All config options are located in the [aggregator] section. The following config options are defined.

hosts
Comma delimited list of host:port strings indicating Kafka hosts.
client_id
Unique identifier for this client.
connect_timeout
Timeout in milliseconds for connecting to Kafka.
monitor_topic
The Kafka topic that will be monitored (messages will be copied from).
monitor_groups_file
Path to a file listing the Kafka groups whose consumer offsets will be monitored to determine the most recent acknowledged offset. Each line in the file is the name of a Kafka consumer group.
ack_group
The consumer group to use in monitor_topic that the aggregator daemon will use to record which messages it has copied.
aggregate_topic
The Kafka topic that messages from monitor_topic will be copied to.

Upgrading Kafka

It is generally desirable to keep Kafka on an up-to-date version, to benefit from bugfixes and performance improvements. Upgrading the hg.mozilla.org Kafka instances can be done via a rolling upgrade, allowing the replication system to continue working with no downtime. Kafka also uses Apache Zookeeper as a distributed configuration service, and you may wish to upgrade Zookeeper at the same time as Kafka. The steps to do so are as follows:

Note

While these steps will likely cover all upgrade requirements, there is no guarantee that Apache will not change the upgrade process in the future. Make sure to check the release notes for any breaking changes to both application code and the upgrade procedure before moving forward.

Note

You should perform the Zookeeper and Kafka upgrades independently, to minimize the risk of failure and avoid debugging two applications if something goes wrong. See https://kafka.apache.org/documentation/#upgrade and https://wiki.apache.org/hadoop/ZooKeeper/FAQ#A6

Steps for both applications

Both Kafka and Zookeeper are deployed from a tarball which is uploaded to a Mozilla owned Amazon S3 bucket. We need to upload our new Kafka/Zookeeper tarballs to this bucket and keep their SHA 256 hashsum to ensure the correct file is downloaded.

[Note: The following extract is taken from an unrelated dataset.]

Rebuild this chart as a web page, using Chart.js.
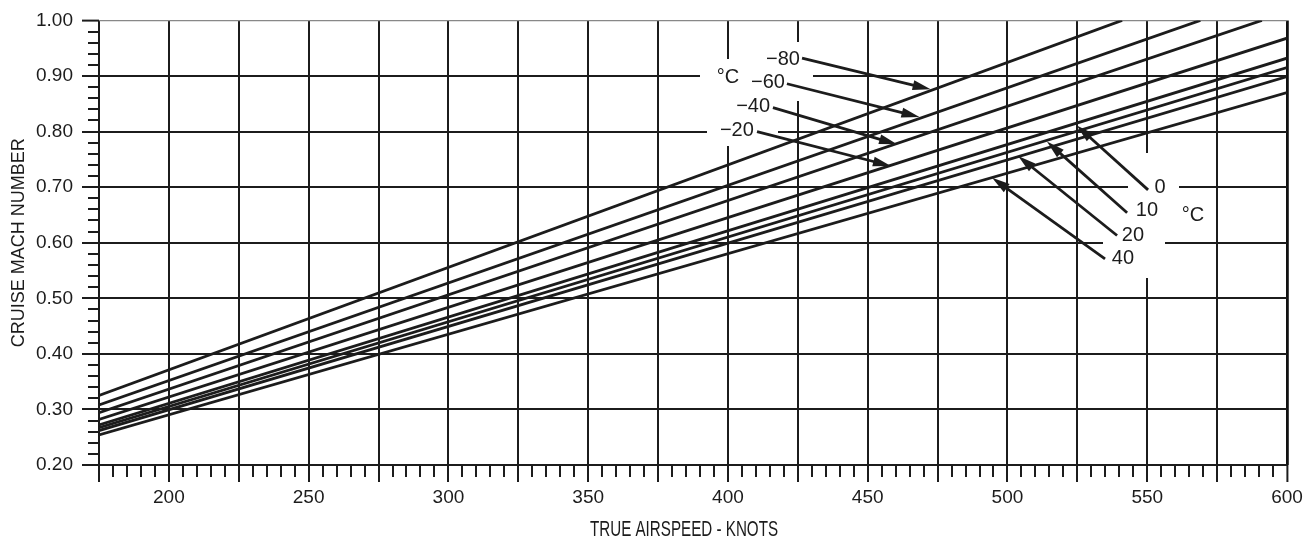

  1. Upload new package archives to

    https://s3-us-west-2.amazonaws.com/moz-packages/<package name>

  2. Calculate the sha256 hash of the uploaded archives.

  3. Update version-control-tools/ansible/roles/kafka-broker/tasks/main.yml with the new package names and hashes.

Zookeeper

To upgrade Zookeeper, simply deploy the updated code to hg.mozilla.org and then run systemctl restart zookeeper serially on each host to perform the upgrade. Easy!

Kafka

To upgrade Kafka, some additional steps must be performed if message format or wire protocol changes have been made between your current and updated versions. For example, when upgrading from 0.8.2 to 1.1.0, both message formats and wire protocol changes were made, so all of the following changes must be made.

  1. Before updating the code, advertise the message format and protocol versions used by the current Kafka instance in the server config (kafka-server.properties) using the following properties: - inter.broker.protocol.version=CURRENT_KAFKA_VERSION - log.message.format.version=CURRENT_MESSAGE_FORMAT_VERSION
  2. Deploy code in the previously updated archive to hg.mozilla.org.
  3. Serially run systemctl restart kafka.service on each broker to update the code.
  4. Update inter.broker.protocol.version to the version of Kafka you are upgrading to and run systemctl restart kafka.service serially once again.
  5. Update log.message.format.version to the version of Kafka you are upgrading to and run systemctl restart kafka.service serially once again.

Note

After running each of the restart commands, you should tail the Kafka logs on the newly updated server, as well as a server that has yet to be updated, to make sure everything is working smoothly.